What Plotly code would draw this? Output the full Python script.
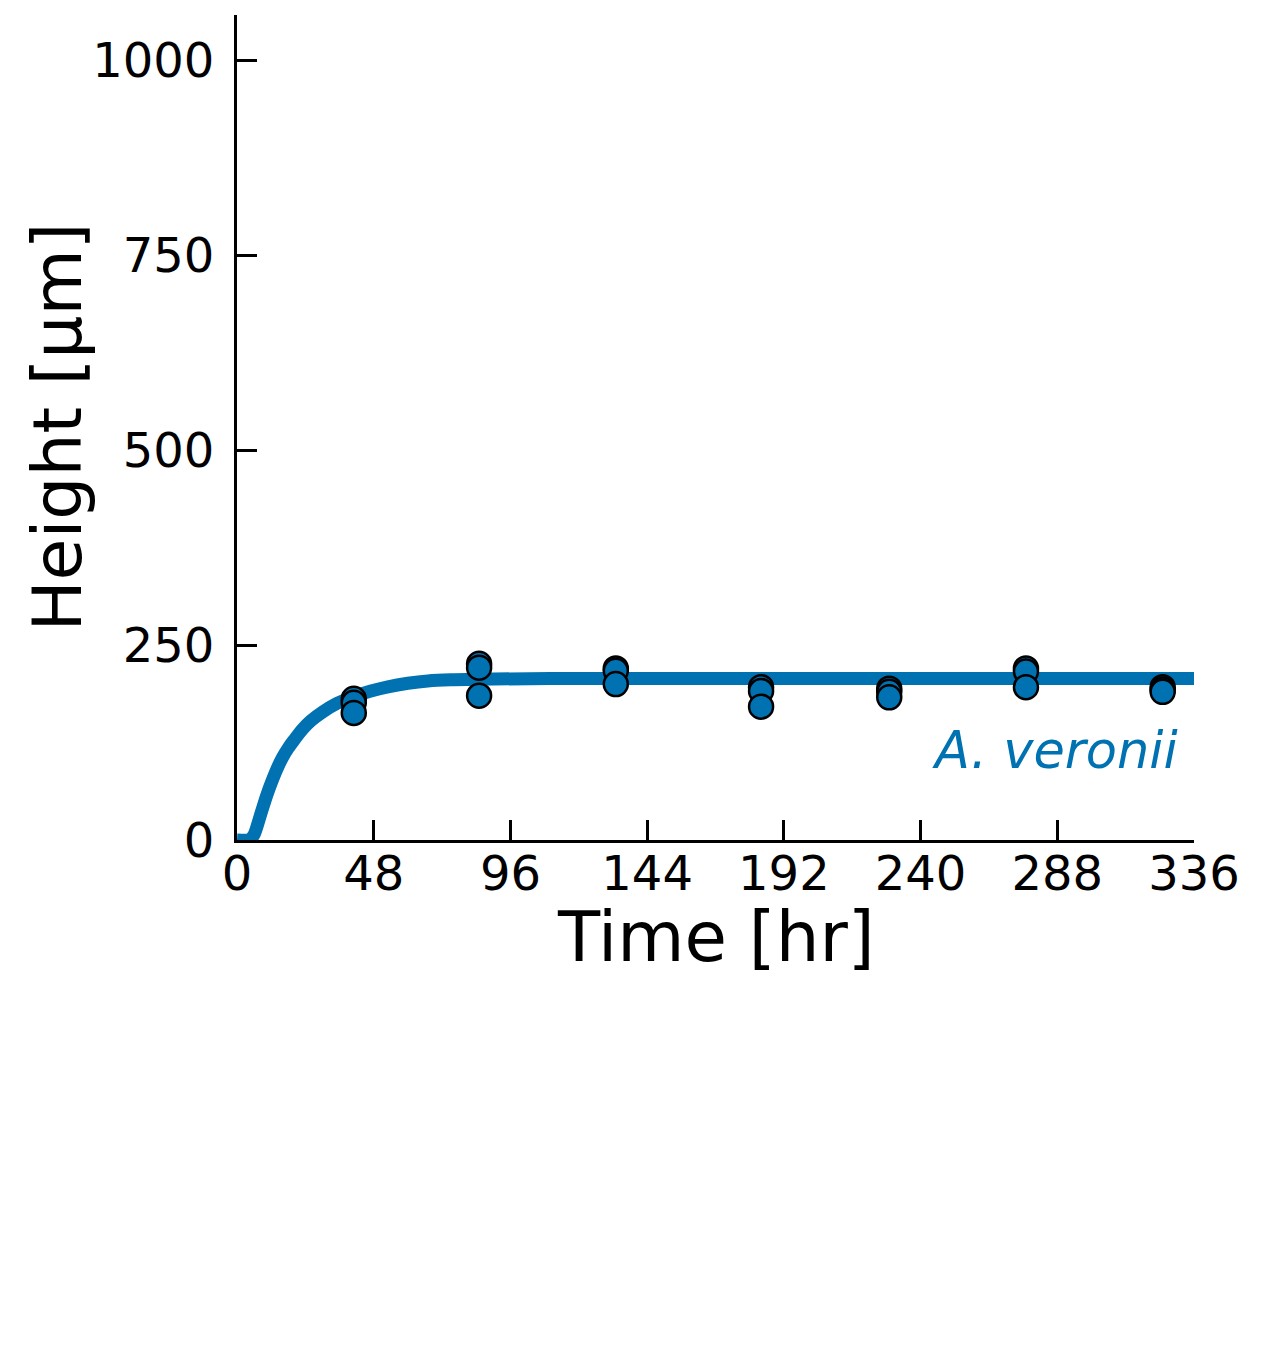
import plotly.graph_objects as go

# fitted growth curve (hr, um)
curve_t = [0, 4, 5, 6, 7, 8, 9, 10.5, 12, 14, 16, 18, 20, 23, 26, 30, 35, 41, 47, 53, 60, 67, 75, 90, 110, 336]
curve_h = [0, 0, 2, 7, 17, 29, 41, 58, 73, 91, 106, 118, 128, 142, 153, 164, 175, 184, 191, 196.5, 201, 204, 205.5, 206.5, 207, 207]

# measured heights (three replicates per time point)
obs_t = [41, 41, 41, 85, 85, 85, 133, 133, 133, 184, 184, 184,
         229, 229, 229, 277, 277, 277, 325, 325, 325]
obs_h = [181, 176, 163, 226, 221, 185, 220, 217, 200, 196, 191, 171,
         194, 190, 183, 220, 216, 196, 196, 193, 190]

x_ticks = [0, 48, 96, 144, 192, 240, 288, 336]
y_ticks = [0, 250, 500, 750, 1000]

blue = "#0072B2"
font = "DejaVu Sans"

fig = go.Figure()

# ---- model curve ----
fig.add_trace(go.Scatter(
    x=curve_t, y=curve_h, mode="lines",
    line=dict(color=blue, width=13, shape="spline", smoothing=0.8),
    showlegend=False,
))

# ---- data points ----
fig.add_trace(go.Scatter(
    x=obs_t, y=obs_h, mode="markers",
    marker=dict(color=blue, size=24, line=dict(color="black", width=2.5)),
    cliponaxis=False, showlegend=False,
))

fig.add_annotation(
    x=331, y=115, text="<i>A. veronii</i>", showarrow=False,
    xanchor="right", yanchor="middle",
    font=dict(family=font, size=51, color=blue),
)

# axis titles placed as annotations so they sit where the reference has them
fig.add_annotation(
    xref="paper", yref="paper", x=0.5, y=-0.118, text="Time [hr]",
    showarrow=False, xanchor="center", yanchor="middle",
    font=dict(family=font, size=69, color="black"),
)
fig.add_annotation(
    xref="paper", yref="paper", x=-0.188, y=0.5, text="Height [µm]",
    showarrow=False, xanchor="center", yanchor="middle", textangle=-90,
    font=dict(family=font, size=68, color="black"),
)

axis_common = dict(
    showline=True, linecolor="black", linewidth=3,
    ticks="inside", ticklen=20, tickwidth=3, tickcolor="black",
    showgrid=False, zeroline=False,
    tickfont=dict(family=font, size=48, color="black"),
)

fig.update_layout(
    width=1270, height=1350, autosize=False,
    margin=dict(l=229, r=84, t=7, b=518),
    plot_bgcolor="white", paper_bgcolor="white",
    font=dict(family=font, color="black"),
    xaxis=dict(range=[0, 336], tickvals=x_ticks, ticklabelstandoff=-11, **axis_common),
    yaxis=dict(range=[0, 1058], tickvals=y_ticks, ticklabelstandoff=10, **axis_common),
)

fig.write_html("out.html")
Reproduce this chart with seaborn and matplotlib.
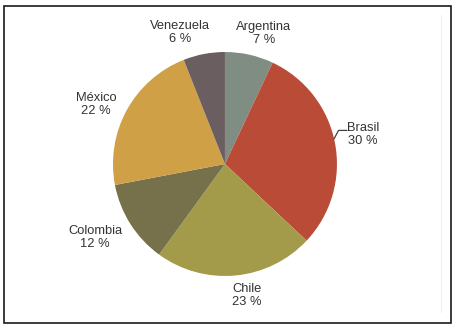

—————

From the first line above down to the line with "194, 190, 183, 220, 216, 196, 196, 193, 190]", reproduce every line and no others, omitting pictures.

What Plotly code would draw this? Output the full Python script.
import plotly.graph_objects as go

# fitted growth curve (hr, um)
curve_t = [0, 4, 5, 6, 7, 8, 9, 10.5, 12, 14, 16, 18, 20, 23, 26, 30, 35, 41, 47, 53, 60, 67, 75, 90, 110, 336]
curve_h = [0, 0, 2, 7, 17, 29, 41, 58, 73, 91, 106, 118, 128, 142, 153, 164, 175, 184, 191, 196.5, 201, 204, 205.5, 206.5, 207, 207]

# measured heights (three replicates per time point)
obs_t = [41, 41, 41, 85, 85, 85, 133, 133, 133, 184, 184, 184,
         229, 229, 229, 277, 277, 277, 325, 325, 325]
obs_h = [181, 176, 163, 226, 221, 185, 220, 217, 200, 196, 191, 171,
         194, 190, 183, 220, 216, 196, 196, 193, 190]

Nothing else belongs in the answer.